- _THE TASK_
From the listing below, pull out every line where the string "this" appears.

(Records from a collection)
————————

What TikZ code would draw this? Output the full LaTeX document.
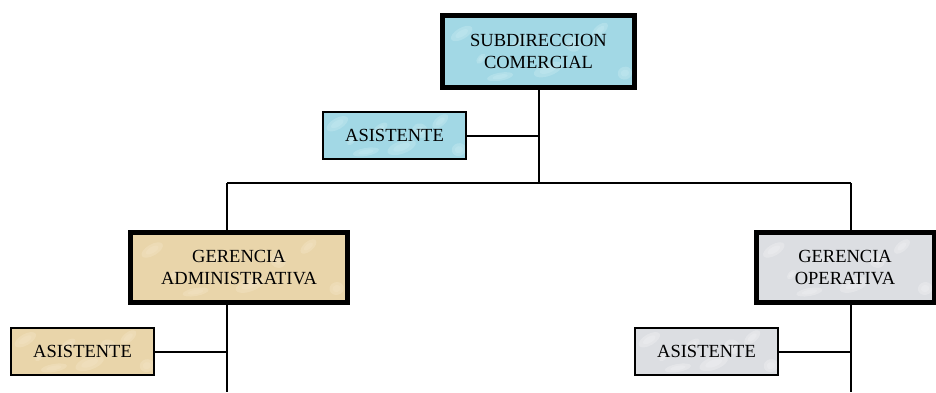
\documentclass[tikz,border=0pt]{standalone}
\usepackage{fontspec}
\setmainfont{Liberation Serif}
\usetikzlibrary{calc}
\begin{document}
\definecolor{agua}{RGB}{162,216,229}
\definecolor{aguaclaro}{RGB}{205,237,243}
\definecolor{pergamino}{RGB}{233,213,170}
\definecolor{pergaminoclaro}{RGB}{245,231,202}
\definecolor{marmol}{RGB}{220,222,226}
\definecolor{marmolclaro}{RGB}{243,244,246}
\begin{tikzpicture}[x=1pt,y=-1pt,
  caja/.style={rectangle,draw=black,outer sep=0pt,inner sep=0pt,align=center,
    font=\fontsize{18.5}{21.5}\selectfont},
  jefe/.style={caja,line width=5pt,minimum height=70pt},
  apoyo/.style={caja,line width=2pt,minimum width=143pt,minimum height=47pt},
  % mottled fill: base colour with soft lighter patches
  textura/.style 2 args={fill=#1,path picture={
      \coordinate (tNO) at (path picture bounding box.north west);
      \coordinate (tNE) at (path picture bounding box.north east);
      \coordinate (tSO) at (path picture bounding box.south west);
      \foreach \a/\b/\r/\s/\g in {0.1/0.25/0.2/0.14/30, 0.55/0.75/0.25/0.16/20, 0.82/0.2/0.16/0.12/40,
          0.3/0.85/0.22/0.1/10, 0.68/0.4/0.12/0.2/60, 0.4/0.35/0.14/0.1/35, 0.95/0.8/0.12/0.16/15,
          0.2/0.6/0.1/0.08/50}{
        \coordinate (tX) at ($(tNO)!\a!(tNE)$);
        \coordinate (tY) at ($(tNO)!\b!(tSO)$);
        \fill[#2,opacity=0.35] (tX |- tY) ellipse[x radius=\r*60pt,y radius=\s*40pt,rotate=\g];
        \fill[#2,opacity=0.3] (tX |- tY) ellipse[x radius=\r*35pt,y radius=\s*22pt,rotate=\g];
      }}},
  enlace/.style={line width=2pt}]
\useasboundingbox (0,0) rectangle (936,392);
\fill[white] (0,0) rectangle (936,392);

% cajas del organigrama
\node[jefe,minimum width=192pt,minimum height=72pt,textura={agua}{aguaclaro}] (sub) at (538.5,51.5) {SUBDIRECCION\\COMERCIAL};
\node[apoyo,textura={agua}{aguaclaro}] (asisS) at (394.5,135.5) {ASISTENTE};
\node[jefe,minimum width=217pt,textura={pergamino}{pergaminoclaro}] (admin) at (239,267.5) {GERENCIA\\ADMINISTRATIVA};
\node[jefe,minimum width=178pt,textura={marmol}{marmolclaro}] (oper) at (845,267.5) {GERENCIA\\OPERATIVA};
\node[apoyo,textura={pergamino}{pergaminoclaro}] (asisA) at (82.5,351.5) {ASISTENTE};
\node[apoyo,textura={marmol}{marmolclaro}] (asisO) at (706.5,351.5) {ASISTENTE};

% puntos de la barra y de los extremos inferiores
\coordinate (barraI) at (227,183);
\coordinate (barraD) at (851,183);
\coordinate (finI) at (227,392);
\coordinate (finD) at (851,392);

% conectores
\draw[enlace] (sub.south) -- (sub.south |- barraI);
\draw[enlace] (barraI) -- (barraD);
\draw[enlace] (barraI) -- (barraI |- admin.north);
\draw[enlace] (barraD) -- (barraD |- oper.north);
\draw[enlace] (asisS.east) -- (asisS.east -| sub.south);
\draw[enlace] (admin.south -| finI) -- (finI);
\draw[enlace] (oper.south -| finD) -- (finD);
\draw[enlace] (asisA.east) -- (asisA.east -| finI);
\draw[enlace] (asisO.east) -- (asisO.east -| finD);
\end{tikzpicture}
\end{document}
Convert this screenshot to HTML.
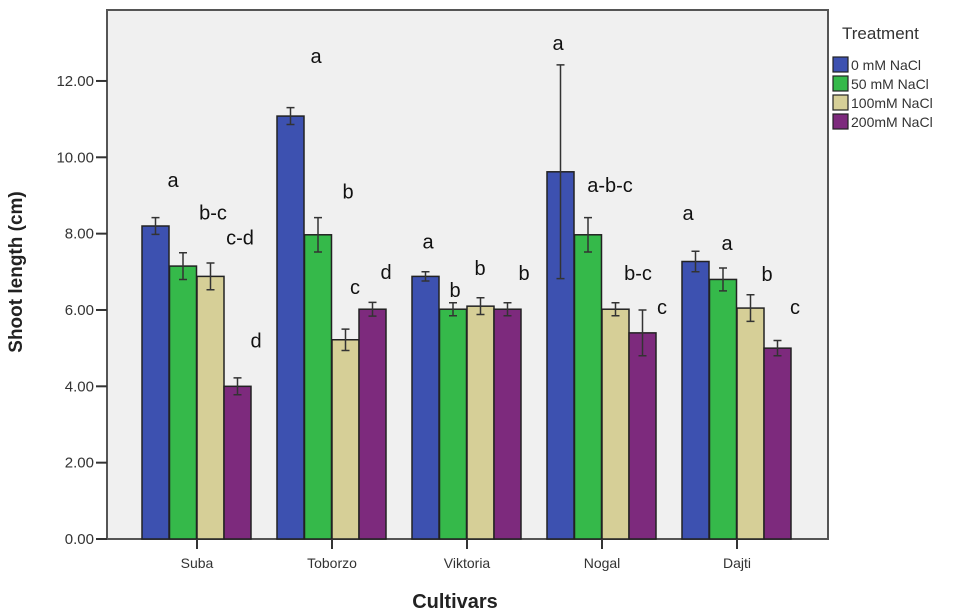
<!DOCTYPE html>
<html><head><meta charset="utf-8"><style>
body{margin:0;background:#fff;}
svg{display:block;font-family:"Liberation Sans",sans-serif;}
</style></head><body>
<svg id="chart" width="953" height="615" viewBox="0 0 953 615">
<rect x="107" y="10" width="721" height="529" fill="#f0f0f0" stroke="#555" stroke-width="2"/>
<g id="bars"></g>
<g id="axes"></g>
<g id="letters"></g>
<text x="22" y="272" transform="rotate(-90 22 272)" text-anchor="middle" font-size="19" font-weight="bold" fill="#222">Shoot length (cm)</text>
<text x="455" y="608" text-anchor="middle" font-size="20" font-weight="bold" fill="#222">Cultivars</text>
<g>
<text x="842" y="39" font-size="17" fill="#333">Treatment</text>
<g id="legend"></g>
</g>
</svg>
<script>
const categories=["Suba","Toborzo","Viktoria","Nogal","Dajti"];
const seriesNames=["0 mM NaCl","50 mM NaCl","100mM NaCl","200mM NaCl"];
const s0=[8.2,11.08,6.88,9.62,7.27];
const s1=[7.15,7.97,6.02,7.97,6.8];
const s2=[6.88,5.22,6.1,6.02,6.05];
const s3=[4.0,6.02,6.02,5.4,5.0];
const e0=[0.22,0.22,0.12,2.8,0.27];
const e1=[0.35,0.45,0.17,0.45,0.3];
const e2=[0.35,0.28,0.22,0.17,0.35];
const e3=[0.22,0.18,0.17,0.6,0.2];
const letters0=["a","a","a","a","a"];
const letters1=["b-c","b","b","a-b-c","a"];
const letters2=["c-d","c","b","b-c","b"];
const letters3=["d","d","b","c","c"];
const letterY0=[9.4,12.65,7.8,13.0,8.54];
const letterY1=[8.55,9.1,6.52,9.27,7.75];
const letterY2=[7.9,6.6,7.1,6.97,6.94];
const letterY3=[5.2,7.0,6.97,6.08,6.08];
const letterDX0=[-24,-16,-39,-44,-49];
const letterDX1=[16,16,-12,8,-10];
const letterDX2=[43,23,13,36,30];
const letterDX3=[59,54,57,60,58];
const yTicks=[0,2,4,6,8,10,12];
const colors=["#3d51b0","#35b94a","#d6cf97","#7d2a7d"];
const NS="http://www.w3.org/2000/svg";
const y0=539,pxPer=38.17;
function y(v){return y0-v*pxPer;}
function xc(i){return 197+i*135;}
function el(t,a,p){const e=document.createElementNS(NS,t);for(const k in a)e.setAttribute(k,a[k]);p.appendChild(e);return e;}
const series=[s0,s1,s2,s3],errs=[e0,e1,e2,e3],lets=[letters0,letters1,letters2,letters3],lys=[letterY0,letterY1,letterY2,letterY3],ldx=[letterDX0,letterDX1,letterDX2,letterDX3];
const offs=[-41.5,-14,13.5,40.5];
const bars=document.getElementById('bars'),axes=document.getElementById('axes'),lg=document.getElementById('letters');
categories.forEach((c,i)=>{
  series.forEach((s,j)=>{
    const cx=xc(i)+offs[j],w=27;
    const r=el('rect',{x:cx-w/2,y:y(s[i]),width:w,height:y0-y(s[i]),fill:colors[j],stroke:'#222','stroke-width':1.5},bars);
    
    
    const t=y(s[i]+errs[j][i]),b=y(s[i]-errs[j][i]);
    const g=el('path',{d:`M${cx} ${t}V${b}M${cx-4} ${t}H${cx+4}M${cx-4} ${b}H${cx+4}`,stroke:'#333','stroke-width':1.5,fill:'none'},bars);
    
    
    const tx=el('text',{x:xc(i)+ldx[j][i],y:y(lys[j][i])+7,'text-anchor':'middle','font-size':20,fill:'#111'},lg);
    tx.textContent=lets[j][i];
    
    
  });
  el('line',{x1:xc(i),x2:xc(i),y1:y0,y2:y0+10,stroke:'#333','stroke-width':2},axes);
  const tl=el('text',{x:xc(i),y:y0+29,'text-anchor':'middle','font-size':14,fill:'#333'},axes);
  tl.textContent=c;
  
  
});
yTicks.forEach(v=>{
  el('line',{x1:96,x2:107,y1:y(v),y2:y(v),stroke:'#333','stroke-width':2},axes);
  const t=el('text',{x:94,y:y(v)+5,'text-anchor':'end','font-size':15,fill:'#333'},axes);
  t.textContent=v.toFixed(2);
  
  
});
const leg=document.getElementById('legend');
seriesNames.forEach((n,j)=>{
  const yy=57+j*19;
  const r=el('rect',{x:833,y:yy,width:15,height:15,fill:colors[j],stroke:'#222','stroke-width':1.2},leg);
  
  
  const t=el('text',{x:851,y:yy+13,'font-size':14,fill:'#333'},leg);
  t.textContent=n;
  
  
});
</script>
</body></html>
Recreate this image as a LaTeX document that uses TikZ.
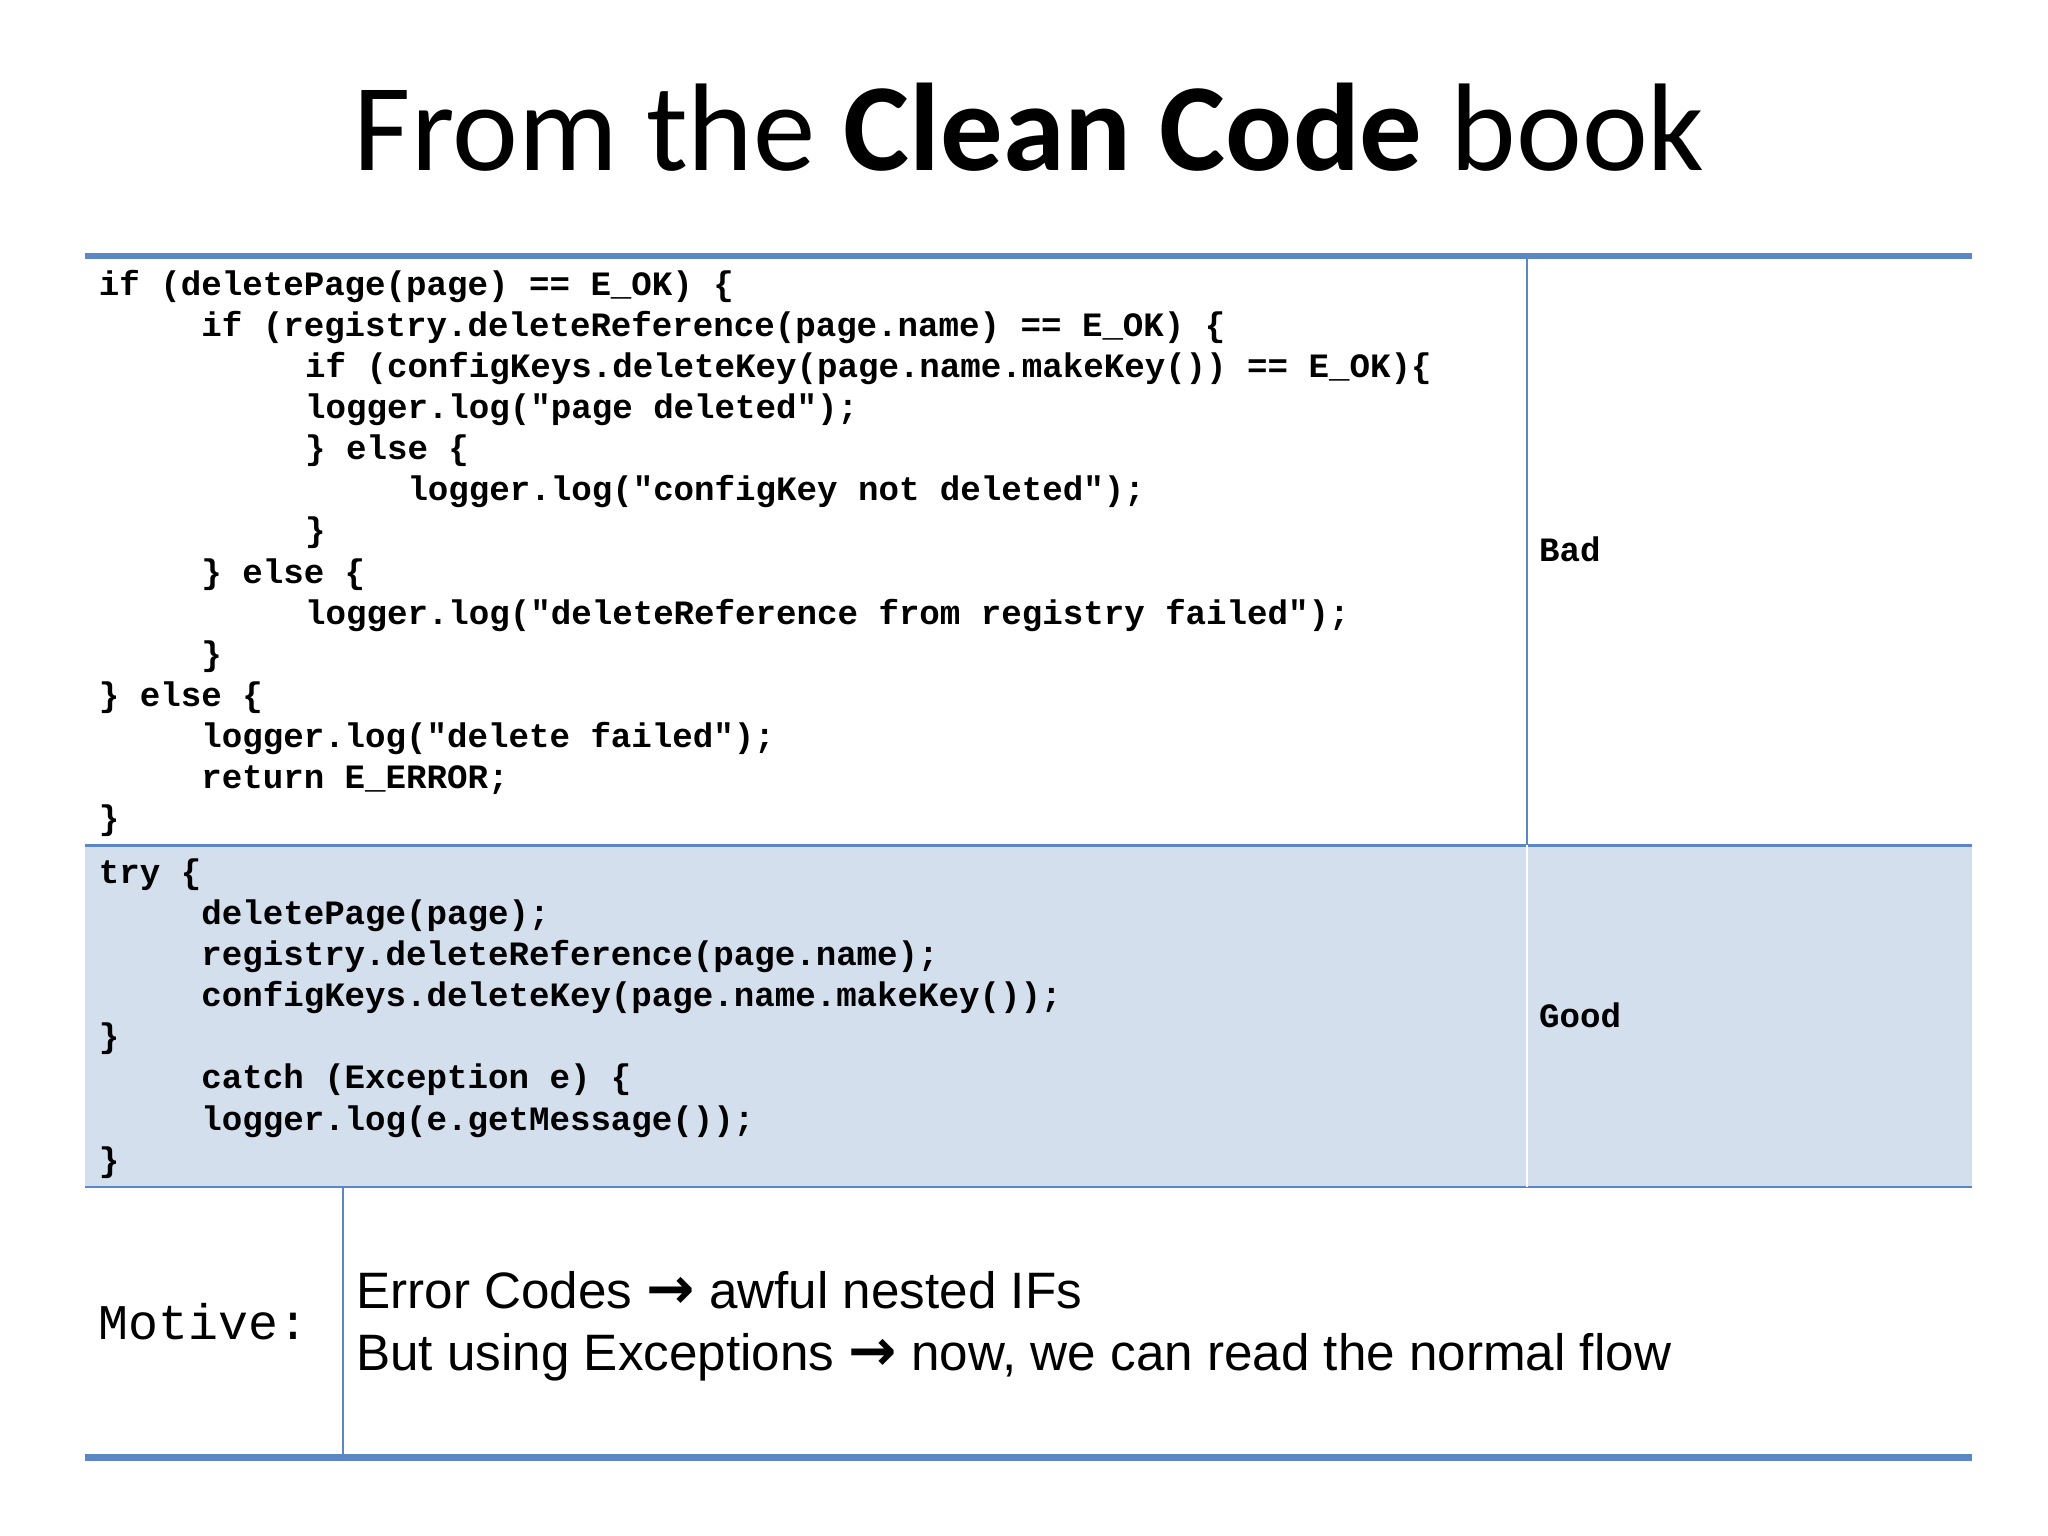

————————

- _SOLUTION BELOW_
What TikZ code would draw this? Output the full LaTeX document.
Convert this screenshot to HTML.
Recreate this image as a LaTeX document that uses TikZ.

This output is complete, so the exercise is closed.